◆ **WHAT TO PRODUCE**
Retype word for word the first line of the listing and each line after it up to the line with "CPUE_N (right axis)", with the pictures taken out.

◆ **SUPPLIED DATA**
=====

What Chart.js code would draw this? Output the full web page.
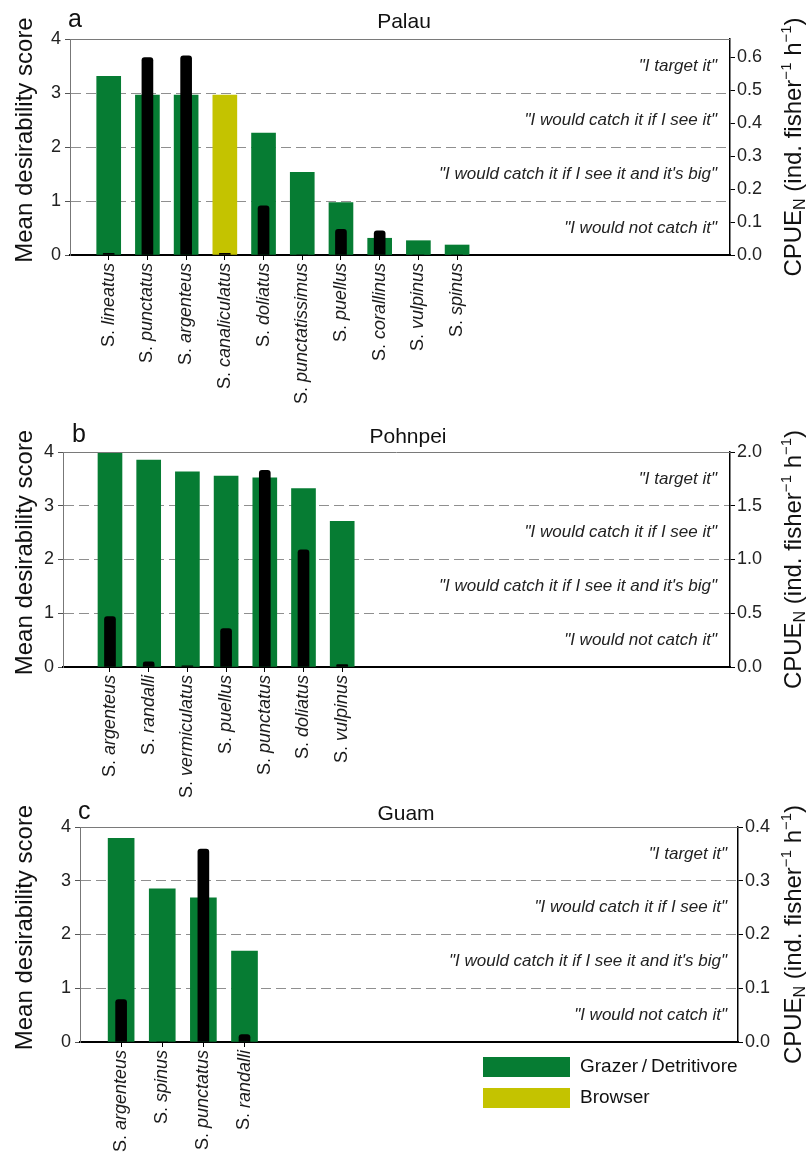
<!DOCTYPE html>
<html>
<head>
<meta charset="utf-8">
<script src="https://cdn.jsdelivr.net/npm/chart.js@4.4.1/dist/chart.umd.min.js"></script>
<style>
  html, body { margin: 0; padding: 0; background: #fff; }
  #wrap { position: relative; width: 806px; height: 1159px; }
  canvas { position: absolute; left: 0; top: 0; }
</style>
</head>
<body>
<div id="wrap">
  <canvas id="palau" width="806" height="1159"></canvas>
  <canvas id="pohnpei" width="806" height="1159"></canvas>
  <canvas id="guam" width="806" height="1159"></canvas>
</div>
<script>
// Siganus species: mean desirability score (left axis) and CPUE_N (right axis)

// Palau
const palauSpecies = ['lineatus', 'punctatus', 'argenteus', 'canaliculatus', 'doliatus',
                      'punctatissimus', 'puellus', 'corallinus', 'vulpinus', 'spinus'];
const palauScore = [3.31, 2.96, 2.96, 2.96, 2.26, 1.53, 0.97, 0.31, 0.265, 0.185];
const palauCpue = [0.005, 0.599, 0.604, 0.005, 0.149, 0, 0.078, 0.073, 0, 0];
const palauGuild = ['G', 'G', 'G', 'B', 'G', 'G', 'G', 'G', 'G', 'G'];
const palauCpueTicks = [0, 0.1, 0.2, 0.3, 0.4, 0.5, 0.6];

// Pohnpei
const pohnpeiSpecies = ['argenteus', 'randalli', 'vermiculatus', 'puellus', 'punctatus', 'doliatus', 'vulpinus'];
const pohnpeiScore = [4.0, 3.85, 3.63, 3.55, 3.52, 3.32, 2.71];
const pohnpeiCpue = [0.47, 0.047, 0.01, 0.357, 1.83, 1.09, 0.022];
const pohnpeiGuild = ['G', 'G', 'G', 'G', 'G', 'G', 'G'];
const pohnpeiCpueTicks = [0, 0.5, 1.0, 1.5, 2.0];

// Guam
const guamSpecies = ['argenteus', 'spinus', 'punctatus', 'randalli'];
const guamScore = [3.79, 2.85, 2.68, 1.69];
const guamCpue = [0.079, 0, 0.359, 0.0137];
const guamGuild = ['G', 'G', 'G', 'G'];
const guamCpueTicks = [0, 0.1, 0.2, 0.3, 0.4];

const scoreTicks = [0, 1, 2, 3, 4];
const bandLabels = ['"I would not catch it"', '"I would catch it if I see it and it\'s big"',
                    '"I would catch it if I see it"', '"I target it"'];
const legendLabels = ['Grazer\u2009/\u2009Detritivore', 'Browser'];
const legendGuilds = ['G', 'B'];
const guildColors = { G: '#067c33', B: '#c4c300' };

const W = 806, H = 1159;
const FONT = '"Liberation Sans", Arial, Helvetica, sans-serif';
Chart.defaults.font.family = FONT;

function drawVerticalParts(ctx, parts, cx, cy) {
  ctx.save();
  ctx.translate(cx, cy);
  ctx.rotate(-Math.PI / 2);
  ctx.textAlign = 'left';
  ctx.textBaseline = 'alphabetic';
  let total = 0;
  parts.forEach(p => { ctx.font = p.font; p.w = ctx.measureText(p.t).width; total += p.w; });
  let x = -total / 2;
  parts.forEach(p => { ctx.font = p.font; ctx.fillText(p.t, x, p.dy || 0); x += p.w; });
  ctx.restore();
}

function decorPlugin(cfg) {
  return {
    id: 'decor',
    afterDraw(chart) {
      const ctx = chart.ctx;
      const area = chart.chartArea;
      const xs = chart.scales.x, ys = chart.scales.y;
      ctx.save();
      ctx.fillStyle = '#1a1a1a';

      // frame top line
      ctx.strokeStyle = '#7a7a7a';
      ctx.lineWidth = 1;
      ctx.beginPath();
      ctx.moveTo(area.left, area.top + 0.5);
      ctx.lineTo(area.right, area.top + 0.5);
      ctx.stroke();

      // species labels, rotated, genus upright and epithet italic
      cfg.species.forEach((name, i) => {
        const px = xs.getPixelForValue(i + 1);
        ctx.save();
        ctx.translate(px, area.bottom + 8);
        ctx.rotate(-Math.PI / 2);
        ctx.textBaseline = 'middle';
        ctx.textAlign = 'left';
        ctx.font = '18px ' + FONT;
        const g = 'S. ';
        const w1 = ctx.measureText(g).width;
        ctx.font = 'italic 18px ' + FONT;
        const w2 = ctx.measureText(name).width;
        ctx.font = '18px ' + FONT;
        ctx.fillText(g, -(w1 + w2), 0);
        ctx.font = 'italic 18px ' + FONT;
        ctx.fillText(name, -w2, 0);
        ctx.restore();
      });

      // desirability bands
      ctx.font = 'italic 17px ' + FONT;
      ctx.textAlign = 'right';
      ctx.textBaseline = 'middle';
      ctx.fillStyle = '#222';
      bandLabels.forEach((t, k) => {
        ctx.fillText(t, area.right - cfg.bandInset, ys.getPixelForValue(k + 0.5));
      });

      // panel letter and title
      ctx.fillStyle = '#111';
      ctx.textBaseline = 'alphabetic';
      ctx.textAlign = 'left';
      ctx.font = '25px ' + FONT;
      ctx.fillText(cfg.letter, cfg.letterX, cfg.titleBase - 1);
      ctx.textAlign = 'center';
      ctx.font = '21px ' + FONT;
      ctx.fillText(cfg.title, cfg.titleX, cfg.titleBase);

      // axis titles
      const cy = (area.top + area.bottom) / 2;
      drawVerticalParts(ctx, [{ t: 'Mean desirability score', font: '24px ' + FONT }], 32, cy - 7);
      drawVerticalParts(ctx, [
        { t: 'CPUE', font: '24px ' + FONT },
        { t: 'N', font: '16px ' + FONT, dy: 4 },
        { t: ' (ind. fisher', font: '24px ' + FONT },
        { t: '\u22121', font: '15px ' + FONT, dy: -10 },
        { t: ' h', font: '24px ' + FONT },
        { t: '\u22121', font: '15px ' + FONT, dy: -10 },
        { t: ')', font: '24px ' + FONT }
      ], 801, cy);

      // legend
      if (cfg.legend) {
        legendLabels.forEach((t, k) => {
          const y0 = cfg.legend.y + k * cfg.legend.step;
          ctx.fillStyle = guildColors[legendGuilds[k]];
          ctx.fillRect(cfg.legend.x, y0, 87, 20);
          ctx.fillStyle = '#111';
          ctx.font = '19px ' + FONT;
          ctx.textAlign = 'left';
          ctx.textBaseline = 'middle';
          ctx.fillText(t, cfg.legend.x + 97, y0 + 10);
        });
      }
      ctx.restore();
    }
  };
}

function makePanel(id, cfg) {
  const pts = arr => cfg.species.map((s, i) => ({ x: i + 1, y: arr[i] }));
  const box = cfg.box;
  return new Chart(document.getElementById(id), {
    type: 'bar',
    data: {
      datasets: [
        {
          label: 'CPUE',
          yAxisID: 'y1',
          data: pts(cfg.cpue),
          backgroundColor: '#000',
          barThickness: 11,
          borderRadius: 3,
          grouped: false,
          order: 0
        },
        {
          label: 'Desirability',
          yAxisID: 'y',
          data: pts(cfg.score),
          backgroundColor: cfg.guild.map(g => guildColors[g]),
          barThickness: cfg.greenWidth,
          grouped: false,
          order: 1
        }
      ]
    },
    options: {
      responsive: false,
      animation: false,
      devicePixelRatio: 1,
      events: [],
      layout: { padding: { top: box.top, left: 0, right: 0, bottom: 0 } },
      plugins: { legend: { display: false }, tooltip: { enabled: false } },
      scales: {
        x: {
          type: 'linear',
          min: cfg.xMin,
          max: cfg.xMax,
          offset: false,
          grid: { offset: false, drawOnChartArea: false, drawTicks: true, tickLength: 5, tickColor: '#000', tickWidth: 1 },
          border: { color: '#000', width: 2 },
          ticks: { display: false },
          afterBuildTicks: s => { s.ticks = cfg.species.map((_, i) => ({ value: i + 1 })); },
          afterFit: s => { s.height = H - box.bottom; }
        },
        y: {
          position: 'left',
          min: 0,
          max: 4,
          afterBuildTicks: s => { s.ticks = scoreTicks.map(v => ({ value: v })); },
          ticks: { font: { size: 18 }, color: '#222', padding: 4 },
          grid: {
            color: c => (c.tick && c.tick.value > 0 && c.tick.value < 4) ? '#8f8f8f' : 'rgba(0,0,0,0)',
            tickColor: '#555',
            tickLength: 5,
            lineWidth: 1
          },
          border: { color: '#777', width: 1, dash: [10, 5] },
          afterFit: s => { s.width = box.left; }
        },
        y1: {
          position: 'right',
          min: 0,
          max: cfg.cpueMax,
          afterBuildTicks: s => { s.ticks = cfg.cpueTicks.map(v => ({ value: v })); },
          ticks: { font: { size: 18 }, color: '#222', padding: 2, callback: v => v.toFixed(1) },
          grid: { drawOnChartArea: false, tickColor: '#000', tickLength: 5 },
          border: { color: '#000', width: 1.5 },
          afterFit: s => { s.width = W - box.right; }
        }
      }
    },
    plugins: [decorPlugin(cfg)]
  });
}

makePanel('palau', {
  species: palauSpecies, score: palauScore, cpue: palauCpue, guild: palauGuild,
  cpueMax: 0.655, cpueTicks: palauCpueTicks,
  box: { left: 70, right: 730, top: 39, bottom: 255 },
  xMin: 0, xMax: 17.05, greenWidth: 24,
  letter: 'a', letterX: 68, title: 'Palau', titleX: 404, titleBase: 28,
  bandInset: 13
});

makePanel('pohnpei', {
  species: pohnpeiSpecies, score: pohnpeiScore, cpue: pohnpeiCpue, guild: pohnpeiGuild,
  cpueMax: 2.0, cpueTicks: pohnpeiCpueTicks,
  box: { left: 63, right: 730, top: 452, bottom: 667 },
  xMin: -0.214, xMax: 17.02, greenWidth: 24,
  letter: 'b', letterX: 72, title: 'Pohnpei', titleX: 408, titleBase: 443,
  bandInset: 13
});

makePanel('guam', {
  species: guamSpecies, score: guamScore, cpue: guamCpue, guild: guamGuild,
  cpueMax: 0.4, cpueTicks: guamCpueTicks,
  box: { left: 80, right: 738, top: 827, bottom: 1042 },
  xMin: 0, xMax: 16, greenWidth: 26,
  letter: 'c', letterX: 78, title: 'Guam', titleX: 406, titleBase: 820,
  bandInset: 11,
  legend: { x: 483, y: 1057, step: 31 }
});
</script>
</body>
</html>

=====

◆ **SOLUTION FOR THIS PROBLEM**
What Chart.js code would draw this? Output the full web page.
<!DOCTYPE html>
<html>
<head>
<meta charset="utf-8">
<script src="https://cdn.jsdelivr.net/npm/chart.js@4.4.1/dist/chart.umd.min.js"></script>
<style>
  html, body { margin: 0; padding: 0; background: #fff; }
  #wrap { position: relative; width: 806px; height: 1159px; }
  canvas { position: absolute; left: 0; top: 0; }
</style>
</head>
<body>
<div id="wrap">
  <canvas id="palau" width="806" height="1159"></canvas>
  <canvas id="pohnpei" width="806" height="1159"></canvas>
  <canvas id="guam" width="806" height="1159"></canvas>
</div>
<script>
// Siganus species: mean desirability score (left axis) and CPUE_N (right axis)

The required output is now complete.